One billion units is a lot of processors, and Intel wanted its fair share. During the course of the past decade Intel invested between $3 billion and $5 billion in the assets it sold to Marvell, says Will Strauss, an analyst for Forward Concepts. Intel spent nearly $2 billion on a single acquisition to bolster those communications chip efforts. It was a major rat hole of unparalleled magnitude.

Intel in the late '90s saw Texas Instruments providing processors to more than half of the cell phone market and believed there was no reason it couldn't squeeze its way into the fray. Although many warned that it was a business that had few similarities to the PC processor market, Intel rushed forward with at least full financial commitment. It exits now with little to show but a bruised ego.

The applications processor market for cell phones totaled $839 million last year, and TI controlled 69% of the market, followed by Qualcomm at 17%. Intel for all its investment and effort had total revenue of $57 million to give it a 7% market share. In the baseband processor market for cell phones, which totals $6.5 billion, the story was even worse. Last year Intel managed less than 1% market share, Strauss says.

Strauss believes Intel may have failed from a lack of total commitment to the cell phone processor market. Intel was built on PC and server processors, and that's where the largest amount of its efforts remained. On numerous occasions over the past few years there were suggestions that Intel would spin-off the communications chip business into a standalone business where its fortune might have been different, but those rumors never materialized.

Intel's dalliance with the cell phone market may have been just distracting enough to knock it off its stride in its core business. Is it a happenstance that Intel's fixation with the cell phone market the past few years coincided with a loss of focus on its core processor market which left a opening for Advanced Micro Devices?
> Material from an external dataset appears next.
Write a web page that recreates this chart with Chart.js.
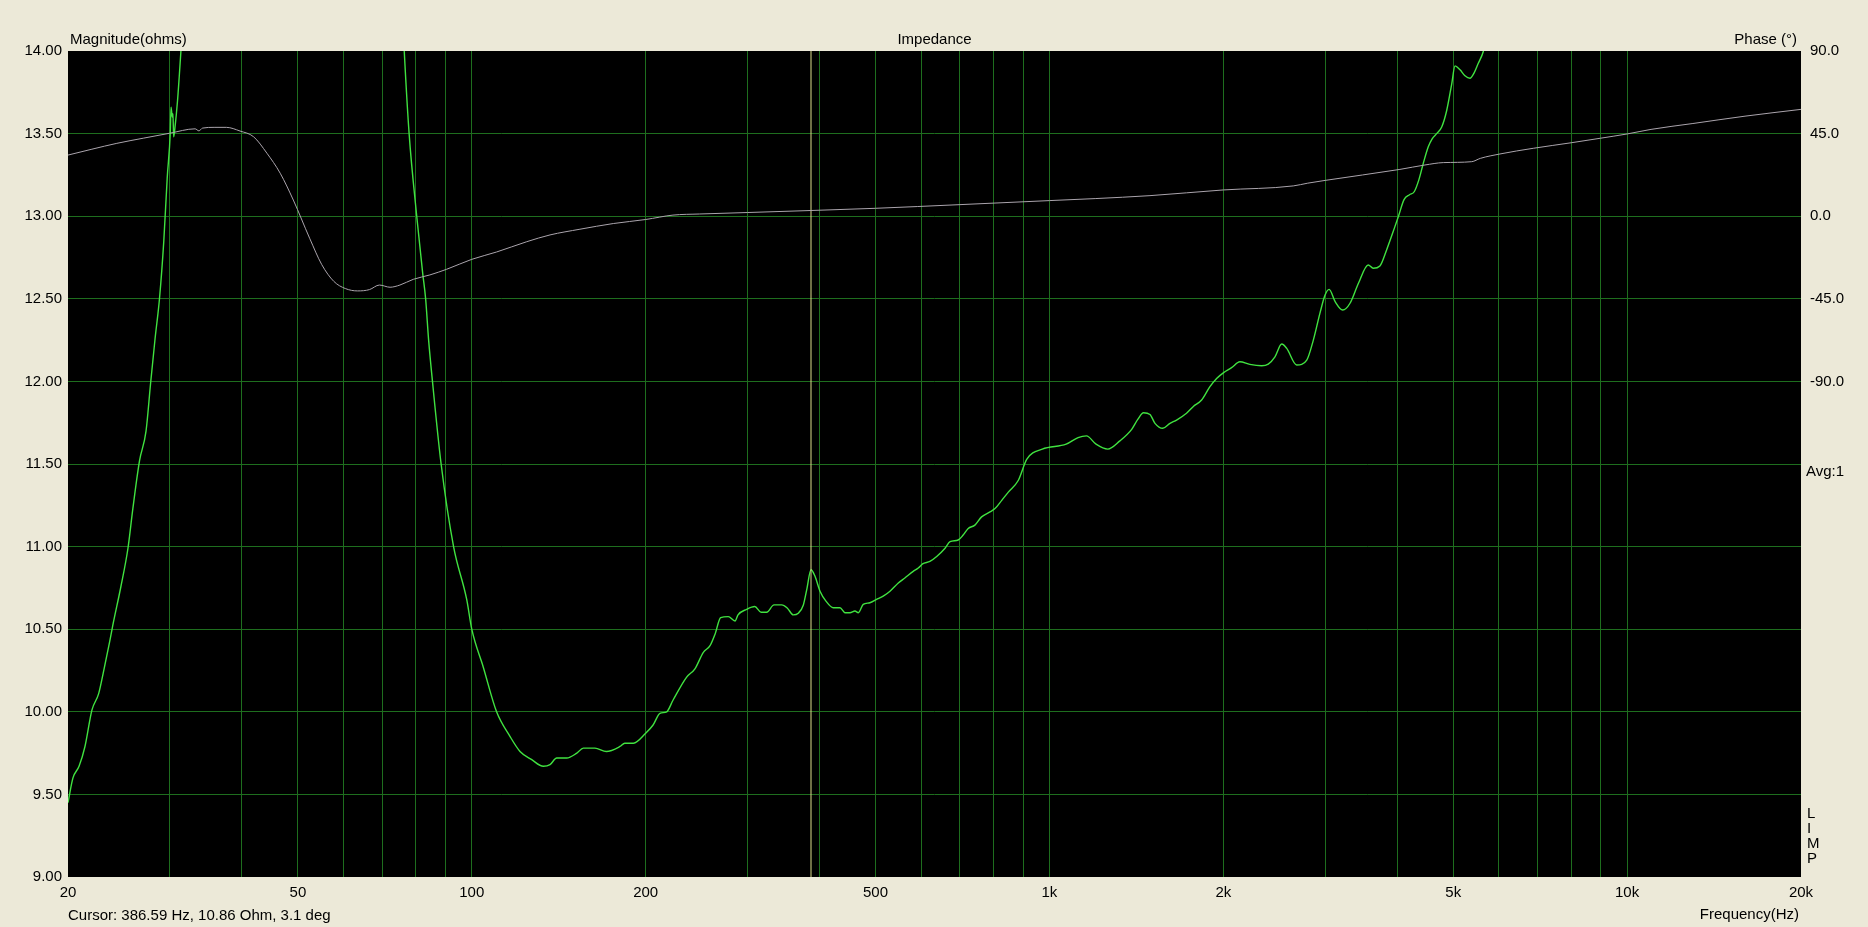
<!DOCTYPE html>
<html lang="en">
<head>
    <meta charset="UTF-8">
    <title>Impedance</title>
    <script src="https://cdn.jsdelivr.net/npm/chart.js@4.4.1/dist/chart.umd.min.js"></script>
    <style>
        body { margin: 0; background: #ECE9D8; }
        #wrap { width: 1868px; height: 927px; position: relative; }
    </style>
</head>
<body>
<div id="wrap">
    <canvas id="myChart"></canvas>
</div>

<script>
    // Impedance magnitude (ohms) vs frequency (Hz)
    const magFreq = [20.0, 20.4, 20.9, 21.4, 22.0, 22.6, 23.0, 23.6, 23.9, 24.7, 25.4, 25.9, 26.6, 27.3, 27.8, 28.3, 28.8, 29.3, 29.7,
        30.07, 30.16, 30.31, 30.39, 30.47, 30.62, 30.95, 31.37, 33, 36, 42, 50, 58, 66, 72, 75, 76.4, 77.9, 80.3, 82.2, 83.2, 84.2,
        85.5, 88.5, 93, 98, 100, 104.7, 110.4, 116.5, 121.2, 127, 133, 136.6, 140.3, 146, 152, 156, 163.4, 171, 180.5, 184, 190.5,
        200, 206, 211.7, 217.5, 223, 235.5, 243.4, 251.7, 258.5, 263.7, 269.7, 278, 285.6, 289, 299, 309, 316.8, 324, 333.6, 344,
        351.9, 360.2, 367.5, 375, 380, 386.59, 392.8, 400.7, 410.3, 422.5, 434, 442.6, 451.6, 460.6, 466.8, 476, 488.8, 502, 515.5,
        529.6, 547.5, 562, 581, 592.8, 603.2, 621, 638, 659.6, 672.9, 695, 709, 723.4, 743, 763, 788.9, 805, 826.9, 848.9, 883,
        914, 972, 1069, 1121, 1159, 1204, 1262, 1324, 1388, 1422, 1455, 1493, 1523, 1571, 1617, 1660, 1727, 1773, 1834, 1896, 1947,
        2000, 2067, 2136, 2223, 2330, 2392, 2457, 2524, 2575, 2679, 2789, 2863, 2939, 3000, 3049, 3123, 3219, 3314, 3427, 3563,
        3635, 3733, 3834, 3963, 4020, 4110, 4200, 4280, 4360, 4438, 4527, 4600, 4681, 4776, 4872, 4970, 5036, 5138, 5240, 5346,
        5432, 5526, 5637, 5800, 6500, 10000, 20000];
    const magnitude = [9.45, 9.60, 9.67, 9.79, 10.01, 10.11, 10.23, 10.42, 10.52, 10.76, 10.99, 11.23, 11.52, 11.70, 11.99, 12.26, 12.50, 12.85, 13.23,
        13.51, 13.66, 13.60, 13.62, 13.48, 13.53, 13.70, 14.00, 15.2, 17.5, 21, 24, 24.5, 21, 17, 14.6, 14.0, 13.5, 13.0, 12.66, 12.5, 12.25,
        12.0, 11.5, 11.0, 10.68, 10.50, 10.27, 10.00, 9.85, 9.76, 9.71, 9.67, 9.68, 9.72, 9.72, 9.75, 9.78, 9.78, 9.76, 9.79, 9.81, 9.81,
        9.87, 9.92, 9.99, 10.00, 10.07, 10.21, 10.26, 10.36, 10.40, 10.47, 10.57, 10.576, 10.55, 10.587, 10.62, 10.637, 10.603, 10.603, 10.647, 10.647,
        10.627, 10.587, 10.597, 10.647, 10.738, 10.86, 10.82, 10.73, 10.67, 10.63, 10.63, 10.60, 10.60, 10.61, 10.60, 10.65, 10.66, 10.68, 10.70,
        10.73, 10.78, 10.81, 10.85, 10.87, 10.895, 10.91, 10.94, 10.99, 11.03, 11.04, 11.07, 11.11, 11.13, 11.18, 11.21, 11.23, 11.28, 11.33, 11.40,
        11.53, 11.59, 11.62, 11.66, 11.67, 11.62, 11.59, 11.64, 11.71, 11.77, 11.81, 11.80, 11.746, 11.716, 11.746, 11.766, 11.807, 11.847, 11.887, 11.968, 12.018,
        12.052, 12.083, 12.119, 12.103, 12.095, 12.105, 12.149, 12.226, 12.20, 12.099, 12.129, 12.25, 12.412, 12.523, 12.557, 12.483, 12.432, 12.473, 12.594, 12.705,
        12.685, 12.699, 12.796, 12.937, 13.0, 13.10, 13.13, 13.148, 13.22, 13.32, 13.42, 13.47, 13.50, 13.54, 13.64, 13.80, 13.91, 13.886, 13.85, 13.835,
        13.866, 13.926, 13.997, 14.2, 15, 17, 20];

    // Phase (degrees) vs frequency (Hz)
    const phaseFreq = [20, 22, 24.3, 27, 30, 33.2, 33.7, 34.2, 35.8, 37.6, 39.7, 41.9, 44.2, 46.6, 49.1, 52.4, 55, 57.7, 60.4, 63.4,
        66.5, 69.2, 72.2, 75.1, 79.2, 84.6, 90.5, 100, 110.4, 124.5, 136.6, 153.9, 175.8, 200, 223, 248, 300, 386.59, 500, 700,
        1000, 1200, 1493, 2000, 2643, 2800, 3000, 4043, 4467, 4806, 5383, 5570, 6025, 6880, 8000, 9000, 10000, 11000, 13000, 16000, 20000];
    const phase = [33.3, 36.5, 39.7, 42.5, 45.2, 47.6, 46.5, 48.0, 48.4, 48.4, 46.4, 43.3, 34.3, 23.4, 8.8, -12, -26.4, -35.5, -39.4, -40.7,
        -40, -37.5, -38.7, -37.5, -34.4, -32.0, -28.9, -23.5, -19.5, -13.9, -10.2, -7.1, -4.0, -1.8, 0.6, 1.2, 2.0, 3.1, 4.3, 6.3,
        8.5, 9.6, 11.2, 14.3, 16.5, 18.0, 19.5, 25.5, 27.9, 29.2, 29.7, 31.5, 33.9, 37.0, 40.0, 42.5, 44.8, 47.3, 50.5, 54.5, 58.2];

    // cursor position
    const cursorFreq = 386.59;

    // axes
    const gridFreqs = [20, 30, 40, 50, 60, 70, 80, 90, 100, 200, 300, 400, 500, 600, 700, 800, 900,
        1000, 2000, 3000, 4000, 5000, 6000, 7000, 8000, 9000, 10000, 20000];
    const freqLabels = {20: '20', 50: '50', 100: '100', 200: '200', 500: '500', 1000: '1k', 2000: '2k', 5000: '5k', 10000: '10k', 20000: '20k'};
    const phaseTicks = [90, 45, 0, -45, -90];

    const FONT = '15px "Liberation Sans", Arial, sans-serif';
    const GRID = 'rgb(30,110,30)';

    Chart.defaults.font.family = '"Liberation Sans", Arial, sans-serif';
    Chart.defaults.font.size = 15;
    Chart.defaults.color = '#000';

    // no grid line on the plot edges
    function gridColor(c) {
        const s = c.scale;
        if (c.tick && (c.tick.value === s.min || c.tick.value === s.max)) return 'rgba(0,0,0,0)';
        return GRID;
    }

    // black plot area
    const plotBg = {
        id: 'plotBg',
        beforeDraw(chart) {
            const a = chart.chartArea;
            chart.ctx.save();
            chart.ctx.fillStyle = '#000';
            chart.ctx.fillRect(a.left, a.top, a.right - a.left, a.bottom - a.top);
            chart.ctx.restore();
        }
    };

    // header / footer texts
    const labels = {
        id: 'labels',
        afterDraw(chart) {
            const ctx = chart.ctx;
            const a = chart.chartArea;
            ctx.save();
            ctx.font = FONT;
            ctx.fillStyle = '#000';
            ctx.textBaseline = 'middle';
            ctx.textAlign = 'left';
            ctx.fillText('Magnitude(ohms)', a.left + 2, 40);
            ctx.fillText('Avg:1', a.right + 5, 472);
            ['L', 'I', 'M', 'P'].forEach(function (c, i) {
                ctx.fillText(c, a.right + 6, 814 + i * 15);
            });
            ctx.fillText('Cursor: 386.59 Hz, 10.86 Ohm, 3.1 deg', a.left, 916);
            ctx.textAlign = 'center';
            ctx.fillText('Impedance', (a.left + a.right) / 2, 40);
            ctx.textAlign = 'right';
            ctx.fillText('Phase (°)', a.right - 4, 40);
            ctx.fillText('Frequency(Hz)', a.right - 2, 915);
            ctx.restore();
        }
    };

    const ctx = document.getElementById('myChart');
    const myChart = new Chart(ctx, {
        type: 'line',
        data: {
            datasets: [{
                label: 'Phase',
                data: phaseFreq.map((f, i) => ({x: f, y: phase[i]})),
                yAxisID: 'y1',
                borderColor: 'rgb(170,164,172)',
                borderWidth: 1,
                pointRadius: 0,
                cubicInterpolationMode: 'monotone',
                clip: 0
            }, {
                label: 'Cursor',
                data: [{x: cursorFreq, y: 9}, {x: cursorFreq, y: 14}],
                yAxisID: 'y',
                borderColor: 'rgb(222,222,140)',
                borderWidth: 1,
                pointRadius: 0,
                clip: 0
            }, {
                label: 'Magnitude',
                data: magFreq.map((f, i) => ({x: f, y: magnitude[i]})),
                yAxisID: 'y',
                borderColor: 'rgb(64,226,64)',
                borderWidth: 1.4,
                pointRadius: 0,
                cubicInterpolationMode: 'monotone',
                clip: 0
            }]
        },
        options: {
            responsive: true,
            maintainAspectRatio: false,
            animation: false,
            layout: {padding: {top: 51, left: 0, right: 0, bottom: 0}},
            plugins: {legend: {display: false}, tooltip: {enabled: false}},
            scales: {
                x: {
                    type: 'logarithmic',
                    min: 20,
                    max: 20000,
                    afterBuildTicks(scale) {
                        scale.ticks = gridFreqs.map(v => ({value: v}));
                    },
                    afterFit(scale) { scale.height = 50; },
                    ticks: {
                        autoSkip: false,
                        maxRotation: 0,
                        padding: 7,
                        callback: v => freqLabels[v] || ''
                    },
                    grid: {color: gridColor, drawTicks: false},
                    border: {display: false}
                },
                y: {
                    position: 'left',
                    min: 9,
                    max: 14,
                    afterFit(scale) { scale.width = 68; },
                    ticks: {stepSize: 0.5, padding: 6, callback: v => v.toFixed(2)},
                    grid: {color: gridColor, drawTicks: false},
                    border: {display: false}
                },
                y1: {
                    position: 'right',
                    min: -360,
                    max: 90,
                    afterBuildTicks(scale) {
                        scale.ticks = phaseTicks.map(v => ({value: v}));
                    },
                    afterFit(scale) { scale.width = 67; },
                    ticks: {padding: 9, callback: v => v.toFixed(1)},
                    grid: {display: false, drawTicks: false},
                    border: {display: false}
                }
            }
        },
        plugins: [plotBg, labels]
    });
</script>
</body>
</html>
Of course, there is no other company with the possible exception of Microsoft that could afford to make the kind of unsuccessful gamble that Intel made on the cell phone market. Despite missing the target in the cell phone market, Intel remains strong and profitable. Although it may be true that if nothing is ventured, nothing is gained, you have to think that Intel continues to question itself internally over the magnitude of this miscalculation.